Что касается форматов акций, то какого-то одного формата акций у нас нет. Мы делаем совершенно разные штуки. Мы делаем и песни, и с помощью концерта делаем какие-то вещи, внутри концерта делаем протесты, и клипы мы делаем. Я думаю, что есть еще целый километр каких-то новых форм, которые мы ещё не исследовали и которые впереди.

- Стоит отметить, что у вас сейчас проходят концертные туры, и заработанные деньги вы отправляете на помощь Украине.

- Да, мы сейчас передали больше 20 000 детской больнице в Киеве, которая берет самые тяжелые случаи, лечит тех, кто пострадал от российской армии Путина. Это было предложение Саши Марухина, нашего продюсера, вот именно эта больница. Инициатив очень много, помочь хочется многим, всем хочется помочь, мы выбрали эту больницу.

- Прошло, наверное, два-три месяца с тех пор, как вы покинули Россию.

- Не люблю выражение „покинула Россию“.

- Находитесь вне России, скажем так.

- Нахожусь вне границ Российской Федерации, которые не являются законными границами.

- Как вам кажется, насколько сильно за эти несколько месяцев внутренняя атмосфера в России изменилась?
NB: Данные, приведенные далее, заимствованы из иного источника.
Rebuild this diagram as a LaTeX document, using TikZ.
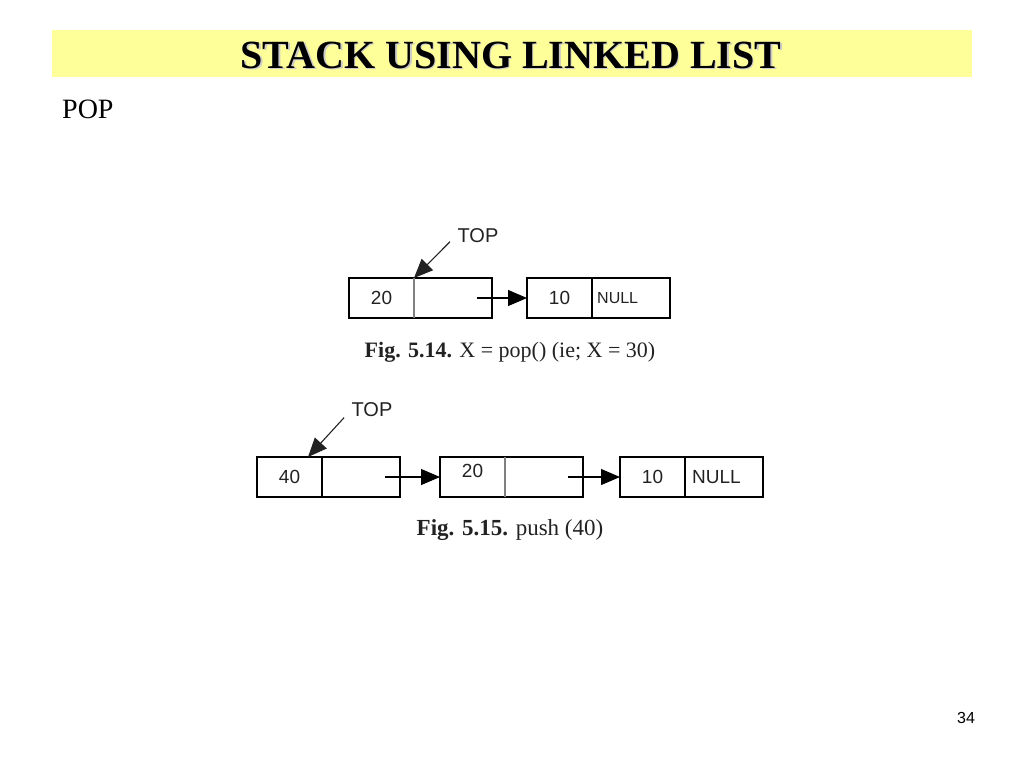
\documentclass[tikz,border=0pt]{standalone}
\usepackage{fontspec}
\setmainfont{Liberation Serif}
\newfontfamily\arialfont{Liberation Sans}
\usetikzlibrary{positioning,arrows.meta}
\definecolor{banner}{HTML}{FFFF99}
\definecolor{ink}{HTML}{222222}
\tikzset{
  datacell/.style={draw,line width=1.1pt,minimum width=65pt,minimum height=40pt,outer sep=0pt,inner sep=0pt,font=\arialfont\fontsize{19}{19}\selectfont,text=ink},
  linkcell/.style={datacell,minimum width=78pt},
  ptr/.style={line width=1.1pt,-{Triangle[length=19pt,width=16pt]}},
  caption/.style={font=\fontsize{22}{22}\selectfont,text=ink}
}
\begin{document}
\begin{tikzpicture}[x=1pt,y=-1pt]
\useasboundingbox (0,0) rectangle (1024,768);
% title banner
\fill[banner] (52,30) rectangle (972,77);
\node[text=gray!40,font=\bfseries\fontsize{40}{40}\selectfont] at (512.5,56.5) {STACK USING LINKED LIST};
\node (title) [font=\bfseries\fontsize{40}{40}\selectfont] at (511,55) {STACK USING LINKED LIST};
\node (pop) [anchor=west,font=\fontsize{28}{28}\selectfont,inner sep=0pt] at (62,109) {POP};

% fig 5.14
\node[datacell] (a1) at (381.5,298) {20};
\node[linkcell,right=0pt of a1] (a2) {};
\draw[gray,line width=1.4pt] (a1.north east) -- (a1.south east);
\node[datacell] (b1) at (559.5,298) {10};
\node[linkcell,right=0pt of b1] (b2) {};
\node (null1) [anchor=west,inner sep=0pt,text=ink,font=\arialfont\fontsize{16}{16}\selectfont] at ([xshift=5pt]b2.west) {NULL};
\draw[ptr] ([xshift=-15pt]a2.east) -- (b1.west);
\node (top1) [text=ink,font=\arialfont\fontsize{20}{20}\selectfont] at (478,236) {TOP};
\draw[ptr,draw=ink] ([xshift=-4pt,yshift=5pt]top1.south west) -- (a1.north east);
\node (cap1) [caption] at (510,352) {\textbf{Fig. 5.14.} X = pop() (ie; X = 30)};

% fig 5.15
\node[datacell] (c1) at (289.5,477) {40};
\node[linkcell,right=0pt of c1] (c2) {};
\node[datacell,text depth=12pt] (d1) at (472.5,477) {20};
\node[linkcell,right=0pt of d1] (d2) {};
\draw[gray,line width=1.4pt] (d1.north east) -- (d1.south east);
\node[datacell] (e1) at (652.5,477) {10};
\node[linkcell,right=0pt of e1] (e2) {};
\node (null2) [anchor=west,inner sep=0pt,text=ink,font=\arialfont\fontsize{19}{19}\selectfont] at ([xshift=7pt]e2.west) {NULL};
\draw[ptr] ([xshift=-15pt]c2.east) -- (d1.west);
\draw[ptr] ([xshift=-15pt]d2.east) -- (e1.west);
\node (top2) [text=ink,font=\arialfont\fontsize{20}{20}\selectfont] at (372,410) {TOP};
\draw[ptr,draw=ink] ([xshift=-4pt,yshift=3pt]top2.south west) -- ([xshift=-14pt]c1.north east);
\node (cap2) [caption,font=\fontsize{23}{23}\selectfont] at (510,530) {\textbf{Fig. 5.15.} push (40)};

\node (page) [font=\arialfont\fontsize{16}{16}\selectfont] at (966,718) {34};
\end{tikzpicture}
\end{document}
- Атмосфера очень изменилась. Она менялась на протяжении всех этих последних десяти лет, и мы кричали об этом просто максимально громко, как только могли, на всех конференциях, во всех парламентах и интервью, на которые нас звали.

Если бы все эти санкции в отношении России, которые приняты сейчас, были введены после 2014 года, то того, что произошло в 2022 году, просто не случилось бы. У них бы кончились деньги, если бы санкции тогда включали полное эмбарго на нефть и газ, санкции, которые до сих пор не согласованы всеми странами Евросоюза. За восемь лет это можно было бы сделать.

Репрессии в России усиливались последовательно. Либо были посажены, либо были отравлены, либо были убиты люди, которые выступали против Путина. Разгромлены организации.

2021 год для всех был таким, что казалось, что хуже уже точно не будет. И тут наступил январь 2022 года, начали эвакуировать российское посольство из Киева, и - по крайней мере в активистских кругах, - уже стали понимать, что что-то будет, будет вторжение в том или ином виде.